HBase is a real-time database in the Hadoop ecosystem that provides high write performance. The OSS-HDFS service from Alibaba Cloud offers a bucket type that is fully compatible with Hadoop Distributed File System (HDFS) interfaces. JindoSDK enables HBase to use the OSS-HDFS service as its underlying storage and supports storing Write-Ahead Logging (WAL) files to separate storage from compute. Compared to local HDFS storage, the OSS-HDFS service provides greater flexibility and reduces O&M costs.

Prerequisites

Procedure

  1. Connect to an ECS instance. For more information, see Connect to an instance.

  2. Configure JindoSDK.

    1. Download the latest version of the JindoSDK JAR package. For the download link, see GitHub.

    2. Decompress the downloaded package.

      The following example shows how to decompress jindosdk-x.x.x-linux.tar.gz. If you use a different version of JindoSDK, replace the package name with the actual one.

      tar -zxvf jindosdk-x.x.x-linux.tar.gz -C /usr/lib
      Note

      In this example, x.x.x represents the version number of the JindoSDK JAR package.
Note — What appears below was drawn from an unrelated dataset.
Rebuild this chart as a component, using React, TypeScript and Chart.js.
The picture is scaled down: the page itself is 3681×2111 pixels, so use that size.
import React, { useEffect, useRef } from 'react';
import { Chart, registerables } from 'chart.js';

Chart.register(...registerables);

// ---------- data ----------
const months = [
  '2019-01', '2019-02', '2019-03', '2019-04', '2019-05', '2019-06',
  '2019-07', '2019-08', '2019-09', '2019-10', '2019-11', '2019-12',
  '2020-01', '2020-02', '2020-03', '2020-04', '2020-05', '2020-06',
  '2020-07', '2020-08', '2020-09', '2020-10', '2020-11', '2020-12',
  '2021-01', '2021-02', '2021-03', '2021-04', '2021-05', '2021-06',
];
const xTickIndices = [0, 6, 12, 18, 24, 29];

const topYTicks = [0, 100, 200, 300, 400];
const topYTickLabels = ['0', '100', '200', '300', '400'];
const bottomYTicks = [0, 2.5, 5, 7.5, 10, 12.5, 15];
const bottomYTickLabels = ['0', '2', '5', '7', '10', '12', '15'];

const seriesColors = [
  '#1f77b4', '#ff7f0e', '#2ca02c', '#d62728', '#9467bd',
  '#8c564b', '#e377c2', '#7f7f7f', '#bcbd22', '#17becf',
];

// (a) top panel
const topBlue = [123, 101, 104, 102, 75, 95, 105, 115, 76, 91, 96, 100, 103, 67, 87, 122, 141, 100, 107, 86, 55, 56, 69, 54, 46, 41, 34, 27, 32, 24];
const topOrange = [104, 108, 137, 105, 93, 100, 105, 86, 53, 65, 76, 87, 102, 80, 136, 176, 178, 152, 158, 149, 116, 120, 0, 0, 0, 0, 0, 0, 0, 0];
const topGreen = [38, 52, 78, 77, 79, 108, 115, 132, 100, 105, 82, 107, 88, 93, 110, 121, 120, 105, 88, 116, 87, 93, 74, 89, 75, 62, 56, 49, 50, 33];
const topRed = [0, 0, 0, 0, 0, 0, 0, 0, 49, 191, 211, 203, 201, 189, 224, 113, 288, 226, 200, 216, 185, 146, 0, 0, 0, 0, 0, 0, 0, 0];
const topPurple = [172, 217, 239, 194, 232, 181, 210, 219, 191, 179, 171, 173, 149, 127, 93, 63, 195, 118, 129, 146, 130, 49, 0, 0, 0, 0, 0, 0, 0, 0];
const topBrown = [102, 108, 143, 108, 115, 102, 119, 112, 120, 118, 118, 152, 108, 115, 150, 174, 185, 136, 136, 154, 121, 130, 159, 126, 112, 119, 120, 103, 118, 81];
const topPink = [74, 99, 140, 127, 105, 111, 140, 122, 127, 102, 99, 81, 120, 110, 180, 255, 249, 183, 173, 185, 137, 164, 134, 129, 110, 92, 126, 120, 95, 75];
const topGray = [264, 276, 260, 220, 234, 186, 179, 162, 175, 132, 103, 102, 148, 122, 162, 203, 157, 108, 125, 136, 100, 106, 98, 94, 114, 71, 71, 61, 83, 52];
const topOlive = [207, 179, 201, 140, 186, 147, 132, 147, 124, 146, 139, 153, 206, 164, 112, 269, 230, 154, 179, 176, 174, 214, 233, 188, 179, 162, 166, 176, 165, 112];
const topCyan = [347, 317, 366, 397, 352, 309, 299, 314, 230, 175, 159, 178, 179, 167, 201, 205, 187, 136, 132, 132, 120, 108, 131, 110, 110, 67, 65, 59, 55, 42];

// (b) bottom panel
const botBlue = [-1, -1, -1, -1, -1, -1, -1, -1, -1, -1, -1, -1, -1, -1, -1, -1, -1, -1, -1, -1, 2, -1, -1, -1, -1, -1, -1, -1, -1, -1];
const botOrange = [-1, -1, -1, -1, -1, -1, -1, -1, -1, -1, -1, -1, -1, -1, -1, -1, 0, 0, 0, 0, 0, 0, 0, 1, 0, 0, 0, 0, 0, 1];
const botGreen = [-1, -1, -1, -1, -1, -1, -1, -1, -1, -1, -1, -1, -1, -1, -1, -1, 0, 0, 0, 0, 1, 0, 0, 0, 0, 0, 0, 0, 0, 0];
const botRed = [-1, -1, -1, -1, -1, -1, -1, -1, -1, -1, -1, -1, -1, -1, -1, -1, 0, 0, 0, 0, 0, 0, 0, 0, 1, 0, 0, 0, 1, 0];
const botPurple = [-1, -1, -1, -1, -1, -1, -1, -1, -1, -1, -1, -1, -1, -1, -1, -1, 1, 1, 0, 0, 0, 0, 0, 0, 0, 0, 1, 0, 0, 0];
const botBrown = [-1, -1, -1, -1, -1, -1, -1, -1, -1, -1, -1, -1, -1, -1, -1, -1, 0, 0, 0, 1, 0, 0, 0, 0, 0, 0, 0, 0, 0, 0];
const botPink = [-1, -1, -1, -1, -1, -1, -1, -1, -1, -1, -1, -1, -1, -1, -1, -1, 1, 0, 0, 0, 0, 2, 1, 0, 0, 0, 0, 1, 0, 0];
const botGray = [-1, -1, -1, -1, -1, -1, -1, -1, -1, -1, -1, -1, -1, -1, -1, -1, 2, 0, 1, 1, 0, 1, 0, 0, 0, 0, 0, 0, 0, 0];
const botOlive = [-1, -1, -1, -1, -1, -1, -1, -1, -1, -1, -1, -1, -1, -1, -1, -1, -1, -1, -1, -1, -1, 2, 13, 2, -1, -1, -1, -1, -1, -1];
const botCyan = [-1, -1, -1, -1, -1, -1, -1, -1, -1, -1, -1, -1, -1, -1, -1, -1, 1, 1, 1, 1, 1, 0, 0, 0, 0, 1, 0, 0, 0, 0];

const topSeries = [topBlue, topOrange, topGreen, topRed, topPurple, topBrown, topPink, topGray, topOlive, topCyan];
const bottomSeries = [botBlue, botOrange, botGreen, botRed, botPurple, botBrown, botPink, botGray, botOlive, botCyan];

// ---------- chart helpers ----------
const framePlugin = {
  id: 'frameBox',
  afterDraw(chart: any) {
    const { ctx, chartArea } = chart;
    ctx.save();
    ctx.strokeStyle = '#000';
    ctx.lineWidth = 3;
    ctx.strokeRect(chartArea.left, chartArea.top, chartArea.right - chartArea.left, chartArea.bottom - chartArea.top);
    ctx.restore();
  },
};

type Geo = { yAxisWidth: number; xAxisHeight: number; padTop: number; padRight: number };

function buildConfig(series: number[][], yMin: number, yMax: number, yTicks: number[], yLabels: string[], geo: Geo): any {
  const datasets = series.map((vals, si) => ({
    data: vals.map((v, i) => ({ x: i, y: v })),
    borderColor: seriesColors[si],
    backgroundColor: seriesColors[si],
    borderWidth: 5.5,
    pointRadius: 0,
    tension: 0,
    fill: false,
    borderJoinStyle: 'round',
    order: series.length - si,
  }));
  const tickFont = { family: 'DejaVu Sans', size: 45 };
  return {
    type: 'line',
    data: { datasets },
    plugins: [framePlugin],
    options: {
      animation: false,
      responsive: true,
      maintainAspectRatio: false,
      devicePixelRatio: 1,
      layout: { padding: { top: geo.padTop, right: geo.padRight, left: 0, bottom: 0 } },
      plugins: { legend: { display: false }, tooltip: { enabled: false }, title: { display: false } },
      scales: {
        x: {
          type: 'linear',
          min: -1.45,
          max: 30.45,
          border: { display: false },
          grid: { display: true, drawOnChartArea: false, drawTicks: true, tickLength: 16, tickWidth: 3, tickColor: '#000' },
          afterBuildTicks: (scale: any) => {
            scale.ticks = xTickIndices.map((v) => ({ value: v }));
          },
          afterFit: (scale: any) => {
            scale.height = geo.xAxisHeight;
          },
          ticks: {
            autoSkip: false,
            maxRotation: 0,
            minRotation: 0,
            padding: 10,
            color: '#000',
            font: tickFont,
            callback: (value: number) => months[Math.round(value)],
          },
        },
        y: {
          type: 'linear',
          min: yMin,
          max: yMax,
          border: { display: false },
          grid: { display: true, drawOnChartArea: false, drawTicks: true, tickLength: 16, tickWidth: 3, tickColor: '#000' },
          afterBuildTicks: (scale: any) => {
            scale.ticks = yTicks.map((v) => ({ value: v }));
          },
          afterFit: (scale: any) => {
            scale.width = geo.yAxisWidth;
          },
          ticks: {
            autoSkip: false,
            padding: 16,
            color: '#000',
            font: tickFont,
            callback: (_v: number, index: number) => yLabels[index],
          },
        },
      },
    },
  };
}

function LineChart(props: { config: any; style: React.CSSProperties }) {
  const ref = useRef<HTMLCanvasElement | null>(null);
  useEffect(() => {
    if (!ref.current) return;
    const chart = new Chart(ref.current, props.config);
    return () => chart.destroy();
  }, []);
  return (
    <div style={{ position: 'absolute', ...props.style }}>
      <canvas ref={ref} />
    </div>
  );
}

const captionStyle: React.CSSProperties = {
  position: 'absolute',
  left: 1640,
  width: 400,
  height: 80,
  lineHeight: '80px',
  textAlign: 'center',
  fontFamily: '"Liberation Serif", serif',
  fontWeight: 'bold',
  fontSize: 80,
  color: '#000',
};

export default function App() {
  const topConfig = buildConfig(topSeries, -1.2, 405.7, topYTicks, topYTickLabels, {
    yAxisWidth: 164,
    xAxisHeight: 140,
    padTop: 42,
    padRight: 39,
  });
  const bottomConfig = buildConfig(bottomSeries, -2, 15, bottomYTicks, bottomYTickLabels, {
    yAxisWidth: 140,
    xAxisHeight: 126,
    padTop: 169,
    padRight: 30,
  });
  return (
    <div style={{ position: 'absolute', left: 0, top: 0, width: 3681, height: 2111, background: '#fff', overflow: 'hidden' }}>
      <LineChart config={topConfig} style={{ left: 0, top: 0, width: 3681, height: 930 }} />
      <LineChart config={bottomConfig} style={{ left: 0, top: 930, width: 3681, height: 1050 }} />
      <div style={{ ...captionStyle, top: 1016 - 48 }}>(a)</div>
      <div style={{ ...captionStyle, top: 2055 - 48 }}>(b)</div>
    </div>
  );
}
    3. Configure JINDOSDK_HOME.

      export JINDOSDK_HOME=/usr/lib/jindosdk-x.x.x-linux
      export PATH=$JINDOSDK_HOME/bin:$PATH
    4. Configure HADOOP_CLASSPATH.

      export HADOOP_CLASSPATH=$HADOOP_CLASSPATH:${JINDOSDK_HOME}/lib/*
      Important

      Deploy the installation folder and environment variables to all required nodes.

    5. Install the JindoSDK JAR package to the Hadoop classpath.

      cp jindosdk-x.x.x-linux/lib/jindo-core-x.x.x.jar <HADOOP_HOME>/share/hadoop/hdfs/lib/
      cp jindosdk-x.x.x-linux/lib/jindo-sdk-x.x.x.jar <HADOOP_HOME>/share/hadoop/hdfs/lib/
  3. Configure the OSS-HDFS service implementation class and AccessKey.

    1. Configure the OSS-HDFS service implementation class in the HBase core-site.xml file.

      <configuration>
          <property>
              <name>fs.AbstractFileSystem.oss.impl</name>
              <value>com.aliyun.jindodata.oss.JindoOSS</value>
          </property>
      
          <property>
              <name>fs.oss.impl</name>
              <value>com.aliyun.jindodata.oss.JindoOssFileSystem</value>
          </property>
      </configuration>
    2. Add the AccessKey ID and AccessKey secret for your OSS-HDFS bucket to the HBase core-site.xml file.

      <configuration>
          <property>
              <name>fs.oss.accessKeyId</name>
              <value>LTAI********</value>
          </property>
      
          <property>
              <name>fs.oss.accessKeySecret</name>
              <value>KZo1********</value>
          </property>
      </configuration>
  4. Configure the OSS-HDFS service endpoint.

    To access an OSS bucket using the OSS-HDFS service, you must configure an endpoint. The recommended path format is oss://{yourBucketName}.{yourBucketEndpoint}/{path}. For example: oss://examplebucket.cn-shanghai.oss-dls.aliyuncs.com/exampleobject.txt. After the configuration is complete, JindoSDK uses the endpoint in the access path to access the OSS-HDFS service interface.

    You can also configure the OSS-HDFS service endpoint in other ways. These configuration methods have an order of precedence. For more information, see Appendix 1: Other ways to configure an endpoint.

  5. Specify the storage path for HBase.

    To specify the storage path for HBase and its WAL files, change the value of the hbase.rootdir parameter in the hbase-site configuration file to an OSS path. The format is oss://bucket.endpoint/hbase-root-dir.

    Important

    Before you release the cluster, disable the table to ensure that all WAL files are flushed to HFiles.